TMMOB MADEN MÜHENDİSLERİ ODASI KÖMÜR VE ENERJİ RAPORU-2020
Dünyada ve ülkemizde enerjiye olan talep artarak devam ettiğinden, enerji kaynaklarına sahip olmak veya bu konuda söz sahibi olmak her zamankinden daha önemli hale gelmiştir. Yaşadığımız coğrafyada ya da dünyanın diğer bölgelerinde, çok değil son 20 yılda enerji kaynaklarını kontrol etmek için yaşanan güç mücadelelerine baktığımızda konun önemini daha iyi görmekteyiz.
Sanayileşme ve endüstrileşme devam ettiği sürece artan insan nüfusunun talep ve beklentilerini karşılamak için daha fazla enerjiye ihtiyaç duyulacağı bir gerçek olarak karşımızda durmaktadır. Vatandaşların enerjiye olan talebini karşılamak, yaşanan bu enerji mücadelesinden ve bunun olumsuz sonuçlarından daha az etkilenmek için ülkemizin enerji ihtiyacını kendi kaynaklarından sağlanması asıl hedef olmalıdır. Enerjinin ucuz, sürekli ve güvenilir kaynaklardan sağlanması için öncelikle yerli enerji kaynaklarından faydalanılması gereklidir.
Yenilenebilir enerji kaynaklarında teknoloji ve maliyet açısından son yıllarda büyük gelişmeler sağlanmasına rağmen, halen Dünya birincil enerji arzında kömür ve petrol ilk iki sıradaki yerini korumaktadır. 1973-2017 yılları arasındaki dönemde; Dünya’da petrolün payı %46,2’den %34’e düşerken, aynı dönemde kömürün payı 3,5 puan artışla %24,5’dan %28 düzeyine ulaşmıştır.
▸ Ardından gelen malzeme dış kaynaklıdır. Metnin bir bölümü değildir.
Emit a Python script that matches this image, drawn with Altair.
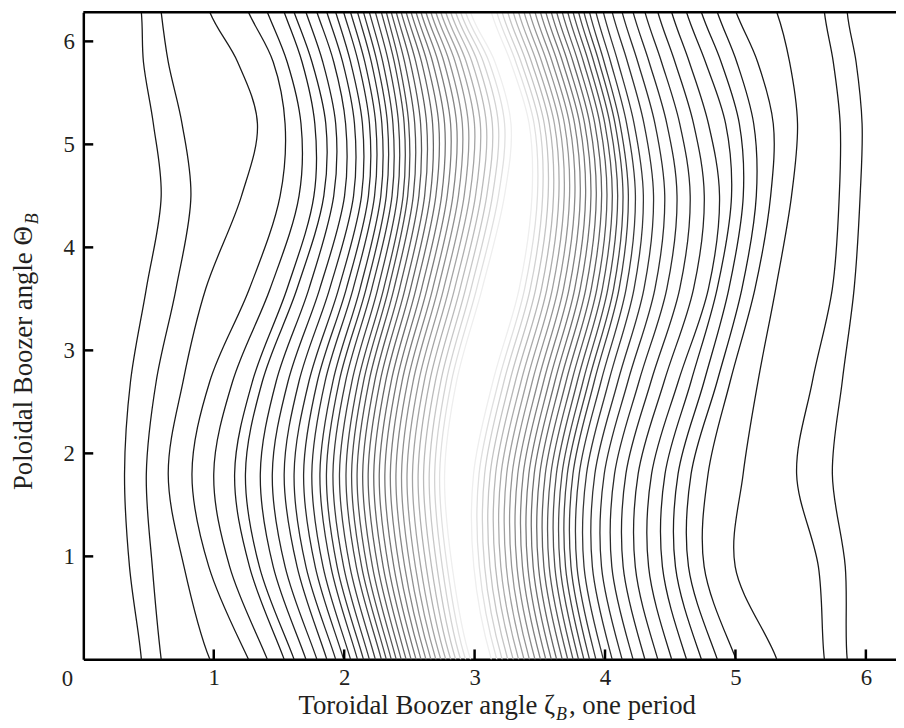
import altair as alt
import pandas as pd

TWO_PI = 6.2832
THETA_KNOTS = [0.0, 0.9, 1.8, 2.7, 3.6, 4.5, 5.2, 5.8]

# zeta of each contour at the theta knots, left family (outer -> inner)
LEFT_GROUP = [
    [0.445, 0.354, 0.316, 0.362, 0.483, 0.597, 0.537, 0.461],
    [0.597, 0.529, 0.483, 0.559, 0.711, 0.825, 0.757, 0.651],
    [0.970, 0.772, 0.651, 0.765, 0.939, 1.213, 1.335, 1.183],
    [1.266, 0.962, 0.833, 0.970, 1.274, 1.509, 1.547, 1.456],
    [1.411, 1.122, 1.000, 1.145, 1.433, 1.654, 1.669, 1.563],
    [1.540, 1.274, 1.160, 1.297, 1.563, 1.768, 1.775, 1.677],
    [1.616, 1.350, 1.243, 1.373, 1.639, 1.844, 1.859, 1.753],
    [1.707, 1.456, 1.357, 1.479, 1.730, 1.920, 1.935, 1.836],
    [1.791, 1.547, 1.449, 1.570, 1.813, 2.003, 2.011, 1.920],
    [1.867, 1.639, 1.540, 1.654, 1.889, 2.072, 2.079, 1.988],
    [1.935, 1.707, 1.616, 1.730, 1.958, 2.133, 2.140, 2.049],
    [1.996, 1.778, 1.689, 1.795, 2.017, 2.186, 2.194, 2.108],
    [2.049, 1.838, 1.752, 1.854, 2.069, 2.233, 2.242, 2.158],
    [2.102, 1.898, 1.814, 1.914, 2.122, 2.281, 2.289, 2.208],
    [2.148, 1.946, 1.864, 1.962, 2.168, 2.323, 2.332, 2.252],
    [2.193, 1.996, 1.914, 2.011, 2.212, 2.367, 2.374, 2.296],
    [2.239, 2.044, 1.964, 2.060, 2.258, 2.409, 2.417, 2.340],
    [2.285, 2.093, 2.014, 2.107, 2.303, 2.452, 2.460, 2.384],
    [2.323, 2.134, 2.057, 2.149, 2.341, 2.487, 2.495, 2.420],
    [2.361, 2.175, 2.099, 2.191, 2.382, 2.530, 2.541, 2.463],
    [2.399, 2.217, 2.142, 2.234, 2.425, 2.573, 2.586, 2.506],
    [2.437, 2.258, 2.184, 2.276, 2.467, 2.617, 2.632, 2.549],
    [2.475, 2.299, 2.227, 2.318, 2.509, 2.660, 2.678, 2.593],
    [2.513, 2.340, 2.269, 2.361, 2.551, 2.703, 2.725, 2.635],
    [2.551, 2.381, 2.312, 2.403, 2.594, 2.747, 2.770, 2.678],
    [2.589, 2.423, 2.354, 2.444, 2.636, 2.790, 2.816, 2.721],
    [2.627, 2.464, 2.397, 2.487, 2.679, 2.834, 2.862, 2.765],
    [2.665, 2.505, 2.440, 2.529, 2.720, 2.876, 2.906, 2.807],
    [2.703, 2.546, 2.482, 2.572, 2.763, 2.920, 2.952, 2.851],
    [2.741, 2.587, 2.524, 2.614, 2.804, 2.963, 2.999, 2.894],
    [2.779, 2.629, 2.567, 2.656, 2.847, 3.007, 3.044, 2.936],
    [2.817, 2.670, 2.609, 2.699, 2.889, 3.050, 3.090, 2.980],
    [2.855, 2.711, 2.652, 2.741, 2.931, 3.093, 3.136, 3.023],
    [2.893, 2.752, 2.694, 2.783, 2.973, 3.137, 3.182, 3.067],
    [2.931, 2.790, 2.732, 2.823, 3.016, 3.183, 3.230, 3.111],
    [2.969, 2.828, 2.770, 2.862, 3.058, 3.229, 3.279, 3.156],
]

# right family (inner -> outer)
RIGHT_GROUP = [
    [3.128, 2.994, 2.992, 3.141, 3.342, 3.440, 3.418, 3.276],
    [3.170, 3.036, 3.034, 3.184, 3.384, 3.482, 3.456, 3.316],
    [3.211, 3.077, 3.077, 3.226, 3.427, 3.522, 3.496, 3.356],
    [3.254, 3.118, 3.119, 3.270, 3.469, 3.564, 3.534, 3.396],
    [3.296, 3.160, 3.161, 3.313, 3.513, 3.605, 3.573, 3.436],
    [3.337, 3.201, 3.203, 3.357, 3.555, 3.646, 3.612, 3.475],
    [3.379, 3.243, 3.246, 3.400, 3.597, 3.687, 3.650, 3.515],
    [3.420, 3.284, 3.288, 3.443, 3.640, 3.728, 3.689, 3.555],
    [3.463, 3.325, 3.331, 3.487, 3.682, 3.769, 3.728, 3.595],
    [3.505, 3.367, 3.373, 3.530, 3.725, 3.810, 3.767, 3.635],
    [3.546, 3.408, 3.416, 3.573, 3.768, 3.851, 3.806, 3.675],
    [3.588, 3.449, 3.457, 3.616, 3.810, 3.892, 3.844, 3.714],
    [3.629, 3.490, 3.500, 3.658, 3.853, 3.933, 3.883, 3.755],
    [3.672, 3.531, 3.542, 3.702, 3.895, 3.974, 3.922, 3.794],
    [3.714, 3.572, 3.585, 3.745, 3.938, 4.015, 3.961, 3.835],
    [3.755, 3.615, 3.627, 3.788, 3.980, 4.056, 3.999, 3.874],
    [3.797, 3.656, 3.670, 3.832, 4.022, 4.097, 4.038, 3.914],
    [3.838, 3.697, 3.711, 3.875, 4.066, 4.138, 4.077, 3.954],
    [3.881, 3.739, 3.754, 3.918, 4.108, 4.179, 4.115, 3.993],
    [3.930, 3.785, 3.802, 3.970, 4.162, 4.233, 4.166, 4.043],
    [3.987, 3.839, 3.858, 4.029, 4.223, 4.294, 4.223, 4.099],
    [4.055, 3.903, 3.922, 4.099, 4.299, 4.372, 4.299, 4.172],
    [4.131, 3.973, 3.994, 4.176, 4.383, 4.458, 4.383, 4.251],
    [4.215, 4.052, 4.073, 4.261, 4.474, 4.552, 4.474, 4.338],
    [4.306, 4.139, 4.160, 4.353, 4.573, 4.653, 4.573, 4.433],
    [4.405, 4.232, 4.254, 4.454, 4.679, 4.761, 4.679, 4.536],
    [4.511, 4.334, 4.357, 4.562, 4.793, 4.878, 4.793, 4.646],
    [4.625, 4.440, 4.460, 4.660, 4.860, 4.970, 4.925, 4.770],
    [4.739, 4.540, 4.560, 4.760, 4.950, 5.060, 5.030, 4.890],
    [4.861, 4.640, 4.660, 4.860, 5.050, 5.160, 5.140, 5.010],
    [5.005, 4.760, 4.790, 4.960, 5.150, 5.270, 5.290, 5.170],
    [5.317, 4.998, 5.059, 5.173, 5.309, 5.430, 5.476, 5.415],
    [5.682, 5.636, 5.469, 5.590, 5.743, 5.796, 5.803, 5.750],
    [5.857, 5.842, 5.743, 5.819, 5.910, 5.956, 5.971, 5.925],
]

TICK_VALUES = [1, 2, 3, 4, 5, 6]
X_DOMAIN = [0, 6.231]
Y_DOMAIN = [0, TWO_PI]

rows = []


def add_line(name, zetas, shade):
    pts = [(THETA_KNOTS[-1] - TWO_PI, zetas[-1])]
    pts += list(zip(THETA_KNOTS, zetas))
    pts += [(TWO_PI, zetas[0]), (TWO_PI + THETA_KNOTS[1], zetas[1])]
    for i, (t, z) in enumerate(pts):
        rows.append({"line": name, "ord": i, "theta": t, "zeta": z, "shade": shade})


nL = len(LEFT_GROUP)
for i, z in enumerate(LEFT_GROUP):
    add_line(f"L{i:02d}", z, i / (nL - 1))
nR = len(RIGHT_GROUP)
for j, z in enumerate(RIGHT_GROUP):
    add_line(f"R{j:02d}", z, 1 - j / (nR - 1))

df = pd.DataFrame(rows)

W, H = 820, 653
FONT = "Liberation Serif"
INK = "#231f20"

xscale = alt.Scale(domain=X_DOMAIN, nice=False, zero=False)
yscale = alt.Scale(domain=Y_DOMAIN, nice=False, zero=False)

lines = alt.Chart(df).mark_line(
    interpolate="catmull-rom", strokeWidth=1.3, clip=True
).encode(
    x=alt.X("zeta:Q", scale=xscale, axis=alt.Axis(
        values=TICK_VALUES, format="d", ticks=False, grid=False, title=None,
        labelFont=FONT, labelFontSize=23, labelColor=INK, labelPadding=7,
        domainColor="black", domainWidth=2.5)),
    y=alt.Y("theta:Q", scale=yscale, axis=alt.Axis(
        values=TICK_VALUES, format="d", ticks=False, grid=False, title=None,
        labelFont=FONT, labelFontSize=23, labelColor=INK, labelPadding=9,
        domainColor="black", domainWidth=2.5)),
    detail="line:N",
    order="ord:Q",
    color=alt.Color("shade:Q", legend=None,
                    scale=alt.Scale(type="pow", exponent=2, domain=[0, 1],
                                    range=["#1a1a1a", "#eeeeee"])),
)

ticks_df = pd.DataFrame({"v": TICK_VALUES})
xticks = alt.Chart(ticks_df).mark_rule(color="black", strokeWidth=2.5).encode(
    x=alt.X("v:Q", scale=xscale), y=alt.value(H), y2=alt.value(H - 10))
yticks = alt.Chart(ticks_df).mark_rule(color="black", strokeWidth=2.5).encode(
    y=alt.Y("v:Q", scale=yscale), x=alt.value(0), x2=alt.value(10))

top = alt.Chart(pd.DataFrame({"y": [TWO_PI]})).mark_rule(
    color="black", strokeWidth=2.5).encode(
    y=alt.Y("y:Q", scale=yscale), x=alt.value(0), x2=alt.value(W))


def label(text, x, y, size=27, align="left", angle=0, italic=False):
    return alt.Chart(pd.DataFrame({"t": [text]})).mark_text(
        font=FONT, fontSize=size, color=INK, align=align, baseline="alphabetic",
        angle=angle, fontStyle="italic" if italic else "normal").encode(
        text="t:N", x=alt.value(x), y=alt.value(y))


zero = label("0", -16, 680, size=23, align="center")
xt1 = label("Toroidal Boozer angle \u03b6", 476, 708, align="right")
xt2 = label("B", 477, 714, size=18, italic=True)
xt3 = label(", one period", 490, 708)
yt1 = label("Poloidal Boozer angle \u0398", -52, 216, align="right", angle=270)
yt2 = label("B", -46, 214, size=18, italic=True, angle=270)

chart = alt.layer(lines, xticks, yticks, top, zero, xt1, xt2, xt3, yt1, yt2).properties(
    width=W, height=H,
    padding={"left": 76, "top": 1, "right": 0, "bottom": 64},
    autosize=alt.AutoSizeParams(type="none"),
).configure_view(stroke=None).configure_axis(labelFont=FONT)

chart.save("out.html", embed_options={"renderer": "svg", "actions": False})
Enerji konusunda ülkemiz açısından en büyük sorun uygulanan yanlış politikalar sonucunda giderek artan dışa bağımlılıktır. Enerji kaynaklarının uluslararası ilişkilerin ve diplomasinin en önemli araçlarından biri olması, enerjide dışa bağımlılık sorununun ciddiyetini daha da artırmaktadır. Türkiye, 1970 yılında toplam talebinin %77’sini kendi kaynaklarından karşılarken, 80’li yılların sonunda bu oran %50’ye düşmüş, 2017 yılında ise ihtiyacının ancak %20’sini kendi kaynaklarıyla karşılayabilecek duruma düşürülmüştür. Bu durum ülkemizin ekonomisi ve dış ticaret açığını da olumsuz olarak etkilemektedir. Enerji talebindeki payı %60 civarında olan petrol ve doğalgazda %90 civarında dışa bağımlılık söz konusudur.
Enerjide dış bağımlılıktan kurtulmanın en önemli araçlarından birisi yerli kaynakların kullanımının artırılmasıdır. Bu anlamda kömür yerli kaynaklar arasında özel bir öneme sahiptir. Ülkemizde mevcut kömür rezervleri gerektiği kadar işletilemediği gibi uluslararası standartlara uygun ve yeterli miktarda rezerv araştırma çalışmaları da yapılmamaktadır. Kömür konusunda Ar-Ge çalışmalarının artırılması ile birlikte kömürden daha verimli ve daha temiz faydalanılmasının önü açılabilir. Böylece hem dışa bağımlılık azaltılabilir, hem enerji girdi maliyetleri düşürülebilir hem de kömürün üretilmesinden Ar-Ge çalışmalarına doğrudan ve dolaylı olarak önemli istihdam imkânları sağlanabilir. Diğer yerli kaynaklar olarak yenilenebilir enerji kaynaklarının kullanılması ve bu konuda da Ar-Ge ve teknoloji gelişimiyle maliyet, istihdam ve dış bağımlılık konularında ilerleme sağlanabilir.
Sonuç olarak enerji planlaması ve üretiminde artık yeni bir politikaya ve anlayışa ihtiyaç olduğu kaçınılmaz bir gerçek olarak karşımızda durmaktadır. Enerji arz talep dengesinin kaynaklar ve bölgeler bazlı planlamasının yeniden yapılması, yerli ve yenilenebilir enerji kaynaklarına öncelik verilmesi, üretimde verimlilik, tüketimde tasarrufun esas alınması, ülkemiz insanına ve sanayisine ucuz, kesintisiz ve güvenli enerjinin sağlanması yeni enerji politikasının ana ilkeleri olmalıdır.
Raporun meslektaşlarımıza ve sektör temsilcilerine yararlı olacağına inancıyla, bu raporun hazırlanmasında büyük emekleri olan Odamızın Enerji Çalışma Grubu üyelerine çok teşekkür ederiz.